There will to be times when you’ll have to settle for an anemic “salad” of iceberg lettuce and a single mealy tomato wedge, or a dry baked potato seasoned only with salt, pepper and disappointment.

The dressing is your own tears.

When that happens, remember: it’s just one meal. Just get through it. Enjoy the time with your dinner companions (who will actually probably feel worse about your lousy meal than you do, which means they may just let you pick the restaurant next time), then go home and heat up that amazing leftover mac and cashew cheeze you have in your fridge.

But what if you don’t actually like your dinner companions, and the thought of social interaction with them makes the idea of filleting any given part of your own body and eating that for dinner sound like fun? Well, then it’s time to fire up barnivore.com, cross-reference their extensive list of vegan-friendly social lubricants with what’s being served in whichever level of restaurant hell you’re currently trapped in, and drinking until you wake up back at home, face-down in that glorious cashew mac.

Not of legal drinking age? Well, then I’m not really sure how to help you. Go snap some chats, or dab, or watch each other whip and/or nae nae. Whatever the hell it is you kids do. I’m old. You frighten and confuse me.

Assorted Tips, Hacks and Hazards

Pervasive Parm

Italian restaurants love to sprinkle parmesan cheese on, well, everything. They treat it like it’s some kind of magical, vomit-scented (parmesan cheese smells like barf. Seriously. Google it.) pixie dust puked up by the world’s grossest fairy. This would be fine, if they would just mention it somewhere – anywhere – on the menu. But they usually don’t. So whenever ordering Italian, always assume everything will have parm dumped on it and order accordingly.

Pizza Protips

So, the restaurant you’re at has pizza on the menu. Great! It should be as easy as just ordering one without the cheese and loading it with veggies (and pineapple, because you’re not one of those awful people who don’t like pineapple on your pizza), right?

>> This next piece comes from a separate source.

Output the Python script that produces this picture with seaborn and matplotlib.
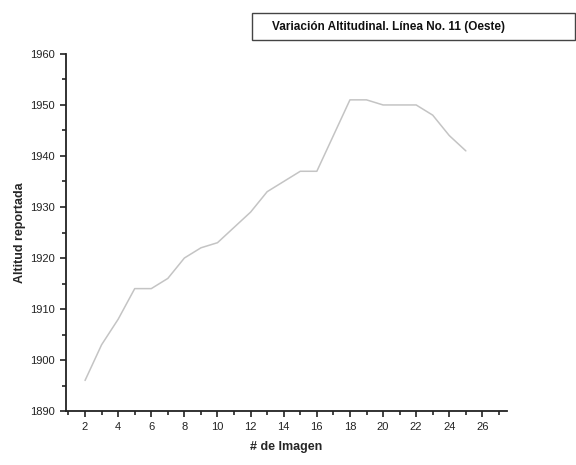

This is the leader of the free world. Sorry, I don’t really have a funny caption for this.

When it comes to pizza, there’s actually a lot of potential for heartbreak. Here’s how to avoid any pizza pitfalls:

  • Cheese: Instead of just specifying “no cheese,” say something like “Can I substitute pineapple for cheese because I’m not one of those awful people who don’t like pineapple on their pizza?” Pizza places are generally pretty cool about letting you swap cheese for an ingredient, saving you money on toppings. And speaking of cheese, see directly above regarding parmesan; if you’re at an Italian joint, assume your “cheeseless” pizza will have parm on it. Because apparently that makes sense to some people.
  • Crust: while a restaurant may not use any animal ingredients in their crust, some give it an egg wash or brush it with butter at some point in the pizza making process. Most likely just to spite vegans.
  • Sauce: this shit might not even be vegetarian, let alone vegan. Some sauces out there are actually made with chicken juice or some kind of beef-based nastiness. This is really pretty rare, though, so while you can probably get away with just asking whether or not the sauce has dairy in it, I’ll let you decide if you really want to roll the dice on this one.

Burger Time

You may have found a veggie burger that’s vegan, but that (weirdly) doesn’t mean the bun is. If it’s not, find out if you can substitute some other kind of bun or bread that is. Or you can be one of those gluten-hating lunatics and skip the bread entirely and just get your burger wrapped in lettuce instead (wow…even just typing that made me sad). You’ll also want to ask if they butter the bun.

If cheese is an option, swap it out for avocado for that fatty, creamy goodness without the blood and pus.

No Soup For You (Maybe)

“Vegetable soup” doesn’t mean “just vegetable soup.” Unless otherwise stated, never assume seemingly meat-free soups are made with veggie broth and not something wrung out of a dead animal. 

Also, some restaurants like to get cute and toss some croutons or other potentially non-vegan shit into their soups without mentioning it on the menu. It’s worth checking with your server, even if you’ve already confirmed that the soup itself is vegan.